In the past two weeks alone, UB has given up runs of 80, 67, 65 and 50 yards. When a team gives up those kind of runs, the second- and third-level defenders are out of position.

UB has young safeties, and they’ve been caught overcommitting.

On Ball State’s 80-yard TD run last week, true freshman free safety Dev Lamour crashed toward the line of scrimmage and was out of place when the James Gilbert cut back to the middle of the field. What could have been a 10- or 15-yard run turned into a touchdown. Ditto for Gilbert’s 50-yard run. On a 44-yard receiver screen, young safety Ryan Williamson missed a tackle near the line of scrimmage. On Kent State’s 67-yard TD run two weeks ago, middle linebacker Khalil Hodge missed a tackle and safety Tim Roberts got outrun.

“A problem up front becomes a problem on the back end because we don’t always corral those runs when they get through there,” Borland acknowledged. “That’s something we’re working on.”

It’s not all the back-line’s fault, of course. The Bulls aren’t getting enough occasional dominant plays in the front seven that get the defense off the field.

“We’ve got good kids who work hard,” Borland said. “I feel like we’re coaching guys right. I feel like we’re doing things schematically right, as evidenced by the fact most of the time it’s happening well.”

“But we don’t have just guys that are going to fix somebody else’s problems,” Borland said. “There’s two guys doing something wrong, but there’s the other guy just whooping tail and making a play – so that those mistakes don’t matter. We don’t quite have that yet.”

UB great Khalil Mack was the prime example of player who covered up others’ mistakes. Yet it doesn’t take a Mack to make a good MAC defense. It’s not too much to ask four different players to make one more run-stuffing play a quarter. There are many other small factors. A tad more speed would help. And UB lost some linebacker depth when No. 3 outside man Brandon Berry quit the team. Outside starters Jarrett Franklin and Ishmael Hargrove are playing more snaps than planned.

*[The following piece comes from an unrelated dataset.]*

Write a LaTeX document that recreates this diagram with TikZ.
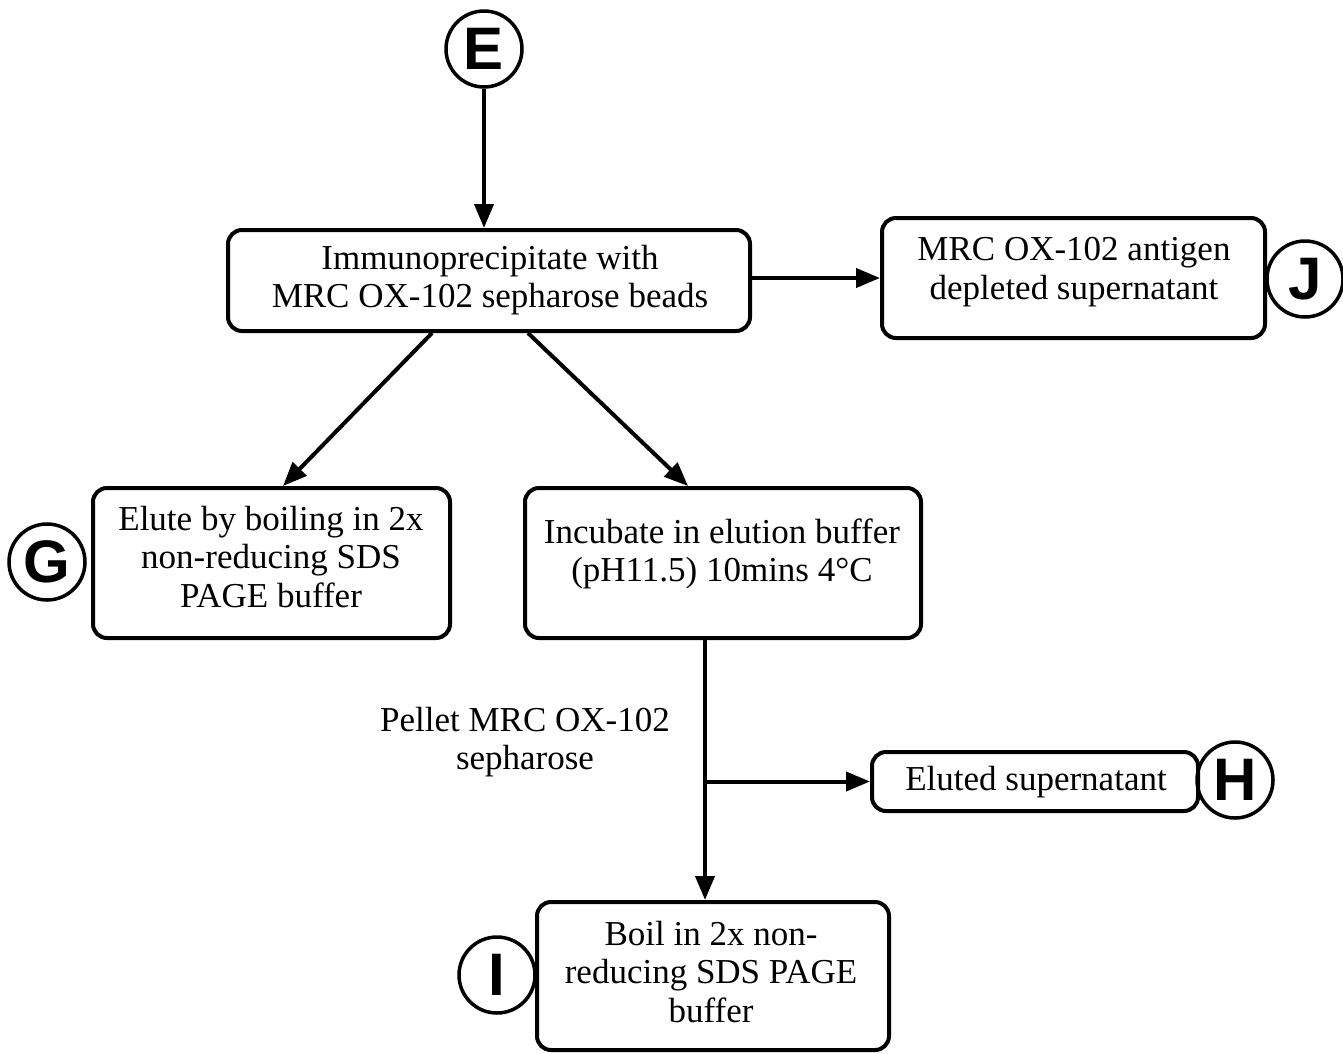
\documentclass[tikz,border=0pt]{standalone}
\usepackage{fontspec}
\setmainfont{Liberation Serif}
\newfontfamily\tagfont{Liberation Sans}
\usetikzlibrary{arrows.meta}

\begin{document}
\begin{tikzpicture}[x=1pt,y=-1pt,
  every node/.style={inner sep=0pt},
  stepbox/.style={draw, line width=4pt, rounded corners=14pt},
  txt/.style={align=center, font=\fontsize{35}{38.5}\selectfont},
  tag/.style={draw, circle, line width=3.5pt, minimum size=76pt,
    font=\tagfont\bfseries\fontsize{60}{60}\selectfont},
  flow/.style={line width=4pt, -{Triangle[length=24pt,width=19pt]}},
]
\useasboundingbox (0,0) rectangle (1343,1053);

% process boxes
\node[stepbox, minimum width=522pt, minimum height=101pt] (ip) at (489,280.5) {};
\node[txt] (iptxt) at (490,280) {Immunoprecipitate with\\MRC OX-102 sepharose beads};

\node[stepbox, minimum width=383pt, minimum height=120pt] (dep) at (1073.5,278) {};
\node[txt] (deptxt) at (1074,272) {MRC OX-102 antigen\\depleted supernatant};

\node[stepbox, minimum width=357pt, minimum height=150pt] (boilg) at (271.5,563) {};
\node[txt] (boilgtxt) at (271,557) {Elute by boiling in 2x\\non-reducing SDS\\PAGE buffer};

\node[stepbox, minimum width=396pt, minimum height=150pt] (inc) at (723,563) {};
\node[txt] (inctxt) at (722,554) {Incubate in elution buffer\\(pH11.5) 10mins 4°C};

\node[stepbox, minimum width=326pt, minimum height=59pt] (elu) at (1035,781.5) {};
\node[txt] (elutxt) at (1036,782) {Eluted supernatant};

\node[stepbox, minimum width=352pt, minimum height=148pt] (boili) at (713,976) {};
\node[txt] (boilitxt) at (711,972) {Boil in 2x non-\\reducing SDS PAGE\\buffer};

% side label on the pelleting step
\node[txt] (pellet) at (525,742) {Pellet MRC OX-102\\sepharose};

% lettered tags
\node[tag] (tE) at (484,49) {E};
\node[tag] (tJ) at (1305,279) {J};
\node[tag] (tG) at (47,562) {G};
\node[tag] (tH) at (1235,780) {H};
\node[tag] (tI) at (497,975) {I};

% connectors
\draw[flow] (tE.south) -- (tE.south |- ip.north);
\draw[flow] (ip.east |- dep.west) -- (dep.west);
\draw[flow] ([xshift=-57pt]ip.south) -- ([xshift=11.5pt]boilg.north);
\draw[flow] ([xshift=39pt]ip.south) -- ([xshift=-35pt]inc.north);
\coordinate (split) at (705,781.5);
\draw[flow] ([xshift=-18pt]inc.south) -- ([xshift=-18pt]inc.south |- boili.north);
\draw[flow] (split) -- (elu.west);
\end{tikzpicture}
\end{document}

Borland won’t blame youth. But senior defensive end Joe Keels, a transfer from Nebraska, sees some youthful mistakes.

“It’s a young defense,” he said. “Those big plays come with trying to make a play. I can attest to it. I remember my first snap at Nebraska. I had the B gap. But I saw the A gap open wide, and I thought I can get him for an easy tackle for loss. I can be the man on this play. I got there and clipped his ankle, and he ended up breaking it for 30 yards. I got ripped when I got to the sidelines. It was my first snap.”

“I feel like we’ve got a lot of youth,” Keels said. “They want to make big plays instead of just making a little play that may not get a lot of noise but it works.”

Borland says everyone needs to do their assignment a tad better.

“I think it’s very rarely that we’ve been just beaten, where we’re doing it right but they’re just beating us,” he said. “I don’t think that at all. We’ve just got to become more consistent players within the scheme that we’re using.”

Northern Illinois’s defense ranks second last in the nation (127th) in plays of 20-plus yards allowed with 45. A lot of those (28) have come via the pass.